Brzmienie KMAudio DAC
Jak więc gra ten DAC, czy faktycznie jest tak dobry?
Ja nie lubię stwierdzeń lepszy i najlepszy, chociaż zdarza mi się ich używać, bo niektóre urządzenia są wyjątkowo dobre i uniwersalne – choć nie dla każdego.
Przede wszystkim przetwornik Krzyśka gra kompatybilnie z nowymi systemami – nie śrubuje tego co jest we współczesnych urządzeniach i tak dużo.
Dodaje brzmieniu esencjonalności, dociążenia. Z moim transportem SoTM Ultra miał wręcz spektakularną głębię planów. W kwestii szerokości sceny można znaleźć lepsze urządzenia, w kwestii ataku, czy szeroko pojętej precyzji.
Tylko zazwyczaj te urządzenia zaburzają już balans i tracą na wybrzmieniach, gładkości i odbiór jest nienaturalny, męczący. Zamiast relaksować niezdrowo pobudza.
Słuchałem KMAudio obok Merasona, Remiyo, Lumina, Musicana. Wcześniej miałem takie przetworniki jak Lampizator Amber3 (ok 25 000zł?), Sonic Frontiers SFD2 (ok 8000zł na rynku wtórnym). Ideon Ayazi Mk2 (bardzo udany Grek – jedyny DAC na sabre, który faktycznie mi się spodobał ok 10 000zł), Chord Qutest, Audio GD Master 11, Lumin D2, chiński XiangScheng DAC 05, DAC Ayon (modelu nie pamiętam – nowy ok 15 000zl), słuchałem także systemów opartego od DAC DCS, czy Muzg, Gustard R26, vintagowe Parasoundy, Audio Note DAC1, Denafrips, Auralic Aries S1, Linn Akurate DS.
No i mogę powiedzieć jedno.
DAC Krzyśka – szczególnie te na kościach PCM63 i AD1865 – jeżeli szukacie głębi (tu jest wręcz spektakularny), muzykalności, barwy. Szeroko pojętego analogowego grania. Dodania trochę muzyki do muzyki. Wydłużenia odsłuchu… powinien być Waszym wyborem do odsłuchu.
Nie w każdym systemie wyprze DCSa, Rocknę, Reimyo, czy Muzga (to kompletnie inna szkoła grania), ale skoro już zdarzało mu się to zrobić to dlaczego nie spróbować?
Nie sprawdzi się u każdego, ale połączony z dobrym transportem (u mnie SOtM Ultra) może Wam zaoszczędzić kilkadziesiąt tys. zł.

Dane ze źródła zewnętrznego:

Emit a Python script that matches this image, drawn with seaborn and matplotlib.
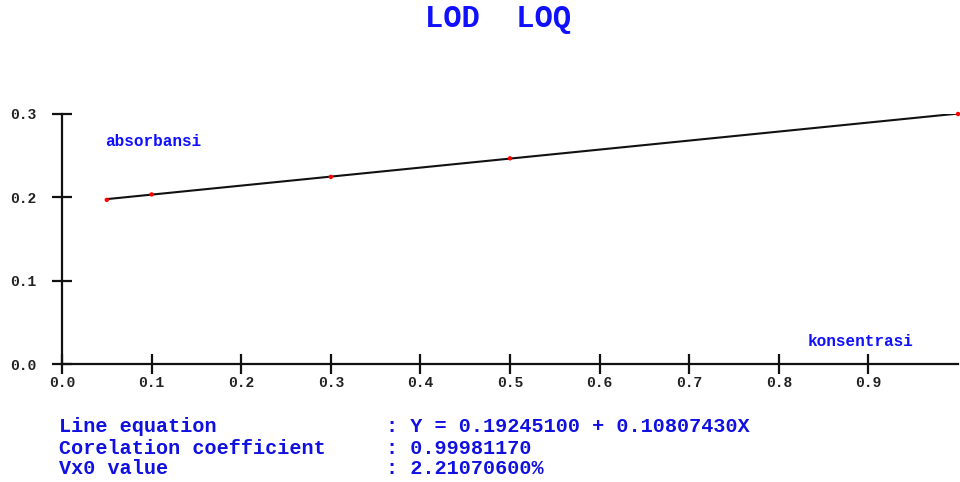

Zamiast wspierać Chińczyków – dajcie szansę „swoim”.
Moje doświadczenia z DAC-ami to droga przez męki podobnie jak i z całym obecnie posiadanym systemem audio (kwestia wydanych pieniędzy). Droga ta jednak dała mi własne bezcenne doświadczenia i pogląd na ogólnoświatowy audiofilizm. Doświadczenia te dość brutalnie obnażały ile prawdy jest w producenckich opisach i licznych spec testach. Jedyny słuszny test jeśli chodzi o audio może się odbyć tylko i wyłącznie na własnym gruncie, we własnym pomieszczeniu i na własnym systemie oraz co najważniejsze na własne uszy i zmysły. Tak było ze wspomnianymi Dac-ami, po pierwsze nie rozumiałem początkowo ich znaczenia w systemie, a następnie zaczęło się kupowanie i sprzedawanie i kupowanie kolejnych itd. IFI Zen, SMSL D400EX, SMSL VMV D2R – grały coraz lepiej i sądziłem nawet, że wybitnie, dopóki zupełnie przypadkiem jak to często w życiu bywa wpadłem na Krzyśka i jego KMAudio Dac. Ziemia się rozstąpiła 🙂 Aktualnie gram na 20bitowym 1862 i mogę śmiało powiedzieć, że to najlepiej wydane pieniądze, a granie jest wybitne pełne smaków i niesłyszalnych wcześniej niuansów muzycznych. Od chwili zakupu tego DAC-a zaczęło się u mnie słuchanie muzyki, a wszystko za wreszcie rozsądne pieniądze. Dźwięk wystrzelił w każdym możliwym aspekcie i radość słuchania również. Zdecydowanie polecam produkty Krzysztofa, bo nie zawierają słów, czy reklamy tylko prawdę popartą doświadczeniem i zdrowym rozsądkiem.